Böll zeichnet in dieser Erzählung das Bild eines durch die Nöte des Krieges und die Armut der Nachkriegsjahre abgestumpften Mannes, der das Animalische in seinen Leidensgenossen erkennt, ohne es zu verurteilen; er selbst hat im Krieg dieses Animalische in sich gespürt. Der Hunger hat ihn zum Wolf gemacht, zu einem Wesen, dessen einziger Lebensdrang die Überwindung der stumpfen Leere seines knurrenden Magens war. Das Brot der frühen Jahre Deutschlands nach dem Krieg wird zur Maßeinheit im Leben eines jungen Mannes, der sich inmitten einer feindseligen und emotional kalten Atmosphäre mit allerlei nach kurzer Zeit stets verhassten Tätigkeiten durchschlägt, bis er schließlich mit der Reparatur von Waschmaschinen zu einer gefragten Person wird. Nichts ist wichtiger als genug Brot zu haben, am besten mehr als er selbst essen kann. Auch später noch, als es der Protagonist zu etwas Wohlstand gebracht hat und er sich längst teureres Essen leisten kann, lässt er es sich nicht nehmen, etwa im Café einfache Brötchen zu bestellen und aufzubrechen.
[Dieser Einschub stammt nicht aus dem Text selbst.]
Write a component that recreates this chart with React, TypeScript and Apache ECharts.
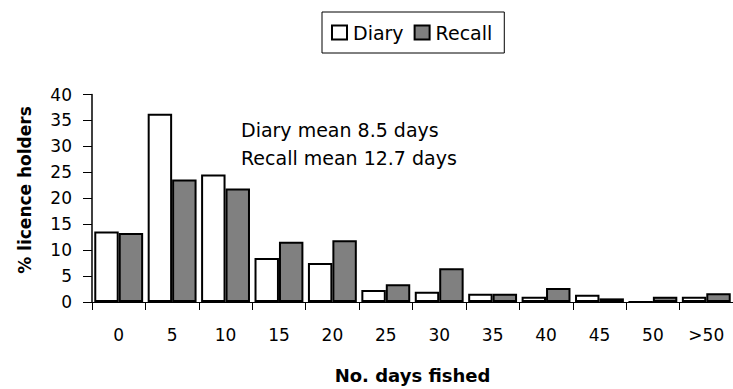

Die einzige sozialisierende Komponente in seinem Leben war das offensichtliche Leid der Mutter, die, obwohl selbst todkrank und ausgehungert, ihm noch den letzten Bissen Brot überlassen möchte. Sie ist es, die in all dem Wahnsinn des Alltags der frühen Jahre objektiv bleibt.
So hat Walter jedenfalls seine Mutter in Erinnerung; und sie scheint die Grundlage zu sein, die soziale Komponente, die in ihm das Auferstehen der Liebe ermöglicht. Das junge Mädchen, die Tochter eines ehemaligen Lehrers, bittet ihn, ein Zimmer für sie zu mieten.
Es passiert wenig in dieser Erzählung, die dabei jedoch einen Eindruck von der Stimmung im Deutschland der Nachkriegszeit vermittelt. Vielmehr bietet das Erscheinen der jungen Frau den Anlass, all die Dinge zu erkennen, denen er seit Jahren einsam gegenübersteht, die ihn trotz finanzieller Sicherung einsam gemacht haben. Dies möchte er nun ändern … (hier endet die Erzählung)
„Ich habe den Preis für alle Dinge erfahren müssen – weil ich ihn nie zahlen konnte –, als ich als sechzehnjähriger Lehrling allein in die Stadt kam: der Hunger lehrte mich die Preise; der Gedanke an frischgebackenes Brot machte mich ganz dumm im Kopf, und ich streifte oft abends stundenlang durch die Stadt und dachte nichts anderes als Brot. Meine Augen brannten, meine Knie waren schwach, und ich spürte, dass etwas Wölfisches in mir war. Brot. Ich war brotsüchtig, wie man morphiumsüchtig ist.“[2]
„Die Rechnungseinheit ist das Brot, das Brot dieser frühen Jahre, die in meiner Erinnerung wie unter einem tiefen Nebel liegen: die Suppe, die uns verabreicht wurde, kullerte flau in unserem Magen, heiß und sauer stieß sie uns auf, wenn wir abends in der Straßenbahn nach Hause schaukelten: es war das Rülpsen der Machtlosigkeit, und der einzige Spaß, den wir hatten, war der Hass.“[3]
Auf dem Klappentext des Buches heißt es:
„Walter, der Held der Erzählung, hat schwere, bittere Erfahrungen hinter sich. Hunger und Ausnutzung, ‚das Brot der frühen Jahre‘, haben ihn zum Nihilisten gemacht, zu einem der vielen, die nur noch auf sich selbst und auf ihren Geschäftsgeist setzen, die alle Dinge nur auf ihren Nutzen hin sehen. Die Begegnung mit Hedwig verändert ihn, verändert ihn innerlich und damit sein Verhalten in der Welt. Die Liebe zwischen Walter und Hedwig hat nicht den flüchtigen Reiz folgenloser Begegnungen, sondern steht von Anfang an im Zeichen der Dauer, der Ehe. Es geht Böll um das Heil dieser beiden Menschen, um ihren richtigen Weg.“
Die Erzählung wurde 1961 von Regisseur Herbert Vesely nach einem Drehbuch von Böll und Leo Ti verfilmt, mit Christian Doermer, Karen Blanguernon und Vera Tschechowa in den Hauptrollen. Der Film, der das Prädikat besonders wertvoll erhielt und in fünf Kategorien mit einem Filmband (Gold für die beste Nachwuchsregie, beste Kamera, beste Filmmusik, beste Darstellerin; Silber für einen abendfüllenden Spielfilm) ausgezeichnet wurde, war 1962 der deutsche Wettbewerbsbeitrag bei den Internationalen Filmfestspielen von Cannes.